[Collection entries]

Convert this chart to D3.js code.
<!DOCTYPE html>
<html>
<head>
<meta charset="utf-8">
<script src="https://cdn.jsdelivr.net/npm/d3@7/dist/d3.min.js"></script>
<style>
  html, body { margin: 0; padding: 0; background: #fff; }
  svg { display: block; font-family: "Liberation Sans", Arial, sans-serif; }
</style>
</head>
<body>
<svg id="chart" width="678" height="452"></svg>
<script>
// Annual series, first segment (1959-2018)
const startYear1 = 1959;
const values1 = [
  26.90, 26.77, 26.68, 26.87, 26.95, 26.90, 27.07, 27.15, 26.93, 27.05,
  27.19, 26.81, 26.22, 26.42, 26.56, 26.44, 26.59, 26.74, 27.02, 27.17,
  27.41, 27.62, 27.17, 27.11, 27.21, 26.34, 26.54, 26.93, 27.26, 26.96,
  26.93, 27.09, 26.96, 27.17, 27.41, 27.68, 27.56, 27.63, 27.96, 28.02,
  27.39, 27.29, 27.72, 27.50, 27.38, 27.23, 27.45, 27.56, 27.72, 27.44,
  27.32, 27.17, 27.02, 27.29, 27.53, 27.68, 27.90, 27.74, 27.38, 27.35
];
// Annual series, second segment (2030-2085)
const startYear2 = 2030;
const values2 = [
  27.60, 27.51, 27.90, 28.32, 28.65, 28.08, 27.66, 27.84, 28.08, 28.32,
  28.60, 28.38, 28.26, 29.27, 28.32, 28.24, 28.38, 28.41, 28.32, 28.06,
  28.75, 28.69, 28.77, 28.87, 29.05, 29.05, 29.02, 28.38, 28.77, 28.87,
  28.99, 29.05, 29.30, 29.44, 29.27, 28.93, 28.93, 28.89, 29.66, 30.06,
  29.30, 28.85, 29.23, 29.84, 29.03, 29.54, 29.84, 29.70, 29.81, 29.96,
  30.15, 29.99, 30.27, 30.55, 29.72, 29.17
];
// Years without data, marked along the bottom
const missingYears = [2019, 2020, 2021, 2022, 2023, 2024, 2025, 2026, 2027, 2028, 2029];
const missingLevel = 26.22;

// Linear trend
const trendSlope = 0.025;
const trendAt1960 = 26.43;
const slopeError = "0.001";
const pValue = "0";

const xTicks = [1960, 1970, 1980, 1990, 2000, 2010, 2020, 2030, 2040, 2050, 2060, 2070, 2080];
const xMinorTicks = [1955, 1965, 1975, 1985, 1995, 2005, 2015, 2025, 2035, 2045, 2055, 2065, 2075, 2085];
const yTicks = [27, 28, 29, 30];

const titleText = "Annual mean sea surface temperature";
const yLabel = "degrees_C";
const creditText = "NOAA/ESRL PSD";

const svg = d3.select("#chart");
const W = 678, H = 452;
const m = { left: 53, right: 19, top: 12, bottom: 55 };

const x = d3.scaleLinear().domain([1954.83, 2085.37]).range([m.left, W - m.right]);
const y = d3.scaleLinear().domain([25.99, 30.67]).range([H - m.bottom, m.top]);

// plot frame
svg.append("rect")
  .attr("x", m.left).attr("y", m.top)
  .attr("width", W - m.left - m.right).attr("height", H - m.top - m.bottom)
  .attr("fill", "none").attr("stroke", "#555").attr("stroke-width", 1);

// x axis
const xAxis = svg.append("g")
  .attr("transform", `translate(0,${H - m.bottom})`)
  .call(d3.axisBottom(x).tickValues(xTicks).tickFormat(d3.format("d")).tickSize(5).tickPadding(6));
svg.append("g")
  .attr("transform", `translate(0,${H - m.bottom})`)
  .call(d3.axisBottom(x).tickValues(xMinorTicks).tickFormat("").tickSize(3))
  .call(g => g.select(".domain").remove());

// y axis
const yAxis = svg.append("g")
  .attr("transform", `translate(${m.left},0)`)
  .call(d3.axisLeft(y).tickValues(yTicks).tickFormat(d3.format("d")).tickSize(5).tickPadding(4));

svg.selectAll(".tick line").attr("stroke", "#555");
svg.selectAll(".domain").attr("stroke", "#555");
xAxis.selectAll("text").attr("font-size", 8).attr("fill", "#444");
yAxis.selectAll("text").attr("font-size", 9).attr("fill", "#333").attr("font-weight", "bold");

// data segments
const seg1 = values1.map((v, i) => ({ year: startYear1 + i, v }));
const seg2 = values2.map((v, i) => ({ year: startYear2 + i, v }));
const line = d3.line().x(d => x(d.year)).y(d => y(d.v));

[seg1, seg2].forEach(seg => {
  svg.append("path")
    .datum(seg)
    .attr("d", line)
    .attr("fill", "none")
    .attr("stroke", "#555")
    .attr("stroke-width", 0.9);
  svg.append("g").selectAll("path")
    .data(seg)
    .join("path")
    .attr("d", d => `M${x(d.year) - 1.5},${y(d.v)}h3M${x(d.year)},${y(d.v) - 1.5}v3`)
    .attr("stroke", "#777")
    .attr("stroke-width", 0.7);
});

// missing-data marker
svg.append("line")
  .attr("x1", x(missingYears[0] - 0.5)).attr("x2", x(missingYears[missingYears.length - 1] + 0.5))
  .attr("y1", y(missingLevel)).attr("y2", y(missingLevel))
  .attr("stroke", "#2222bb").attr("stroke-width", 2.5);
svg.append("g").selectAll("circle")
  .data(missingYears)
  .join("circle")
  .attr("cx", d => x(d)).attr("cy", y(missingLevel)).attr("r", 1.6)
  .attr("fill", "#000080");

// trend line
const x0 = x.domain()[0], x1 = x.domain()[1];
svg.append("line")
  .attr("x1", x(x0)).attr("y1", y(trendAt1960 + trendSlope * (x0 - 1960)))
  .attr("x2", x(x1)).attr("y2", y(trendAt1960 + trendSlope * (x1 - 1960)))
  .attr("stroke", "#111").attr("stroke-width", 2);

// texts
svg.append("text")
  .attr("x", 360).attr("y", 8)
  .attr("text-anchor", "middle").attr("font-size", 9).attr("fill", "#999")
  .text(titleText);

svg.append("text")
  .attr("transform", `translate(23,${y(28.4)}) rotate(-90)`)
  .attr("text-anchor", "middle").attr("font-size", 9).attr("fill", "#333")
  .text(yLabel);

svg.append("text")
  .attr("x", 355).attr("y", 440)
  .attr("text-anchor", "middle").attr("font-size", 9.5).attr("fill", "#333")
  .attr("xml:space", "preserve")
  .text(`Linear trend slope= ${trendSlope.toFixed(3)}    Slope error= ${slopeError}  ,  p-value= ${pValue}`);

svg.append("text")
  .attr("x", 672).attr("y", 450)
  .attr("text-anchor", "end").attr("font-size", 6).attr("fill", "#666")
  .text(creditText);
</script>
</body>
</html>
...
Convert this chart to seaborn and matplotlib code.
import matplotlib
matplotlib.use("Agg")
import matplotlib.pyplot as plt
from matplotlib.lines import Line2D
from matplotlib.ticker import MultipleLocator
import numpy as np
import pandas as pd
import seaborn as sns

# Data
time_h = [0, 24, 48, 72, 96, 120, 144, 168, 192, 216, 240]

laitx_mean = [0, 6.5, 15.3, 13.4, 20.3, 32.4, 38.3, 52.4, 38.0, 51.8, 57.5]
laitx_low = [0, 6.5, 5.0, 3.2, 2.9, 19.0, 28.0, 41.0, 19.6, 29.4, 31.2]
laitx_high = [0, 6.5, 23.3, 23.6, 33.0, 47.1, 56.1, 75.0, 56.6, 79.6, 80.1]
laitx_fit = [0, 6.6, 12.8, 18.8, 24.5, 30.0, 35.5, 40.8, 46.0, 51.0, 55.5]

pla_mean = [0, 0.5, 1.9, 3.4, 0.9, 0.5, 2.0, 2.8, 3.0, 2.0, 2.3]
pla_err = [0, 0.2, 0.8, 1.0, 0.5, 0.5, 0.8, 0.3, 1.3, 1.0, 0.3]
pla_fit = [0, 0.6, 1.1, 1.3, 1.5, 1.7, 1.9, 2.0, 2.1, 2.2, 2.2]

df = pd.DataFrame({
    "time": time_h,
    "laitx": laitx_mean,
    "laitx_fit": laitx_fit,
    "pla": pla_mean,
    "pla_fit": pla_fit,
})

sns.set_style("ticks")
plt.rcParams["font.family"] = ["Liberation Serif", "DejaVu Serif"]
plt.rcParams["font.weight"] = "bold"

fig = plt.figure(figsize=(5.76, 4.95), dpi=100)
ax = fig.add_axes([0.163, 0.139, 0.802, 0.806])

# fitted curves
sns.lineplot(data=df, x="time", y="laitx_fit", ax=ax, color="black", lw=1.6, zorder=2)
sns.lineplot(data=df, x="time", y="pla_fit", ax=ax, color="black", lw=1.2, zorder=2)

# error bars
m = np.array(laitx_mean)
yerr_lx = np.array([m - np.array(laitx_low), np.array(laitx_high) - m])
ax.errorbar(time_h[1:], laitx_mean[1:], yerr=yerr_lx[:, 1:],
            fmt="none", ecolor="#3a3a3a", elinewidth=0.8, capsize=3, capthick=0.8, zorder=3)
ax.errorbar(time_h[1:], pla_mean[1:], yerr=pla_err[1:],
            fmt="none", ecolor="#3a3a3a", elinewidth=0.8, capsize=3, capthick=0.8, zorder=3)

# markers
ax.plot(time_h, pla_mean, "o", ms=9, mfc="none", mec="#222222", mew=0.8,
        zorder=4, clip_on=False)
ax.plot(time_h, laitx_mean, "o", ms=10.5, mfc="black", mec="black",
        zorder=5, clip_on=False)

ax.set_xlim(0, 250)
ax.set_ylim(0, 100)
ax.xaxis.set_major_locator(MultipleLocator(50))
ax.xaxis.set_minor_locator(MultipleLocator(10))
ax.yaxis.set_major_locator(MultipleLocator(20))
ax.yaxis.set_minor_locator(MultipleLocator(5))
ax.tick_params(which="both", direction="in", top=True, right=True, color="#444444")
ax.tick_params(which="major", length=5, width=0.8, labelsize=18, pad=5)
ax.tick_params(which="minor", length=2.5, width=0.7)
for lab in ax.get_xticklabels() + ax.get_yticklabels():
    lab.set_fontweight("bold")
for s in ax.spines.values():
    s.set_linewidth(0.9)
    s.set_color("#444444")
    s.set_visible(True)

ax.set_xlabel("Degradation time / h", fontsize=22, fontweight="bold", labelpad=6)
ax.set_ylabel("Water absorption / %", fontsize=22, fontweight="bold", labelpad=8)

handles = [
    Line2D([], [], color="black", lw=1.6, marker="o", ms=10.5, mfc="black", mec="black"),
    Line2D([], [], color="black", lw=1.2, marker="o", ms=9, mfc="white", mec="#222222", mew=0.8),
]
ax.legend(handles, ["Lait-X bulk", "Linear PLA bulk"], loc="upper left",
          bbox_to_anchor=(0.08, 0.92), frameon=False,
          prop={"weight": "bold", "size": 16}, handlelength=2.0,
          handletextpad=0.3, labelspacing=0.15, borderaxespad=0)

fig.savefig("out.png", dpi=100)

- [TASK DETAILS]
Give only the number of lines in the records that include the word "code".

- [FULL OUTPUT]
2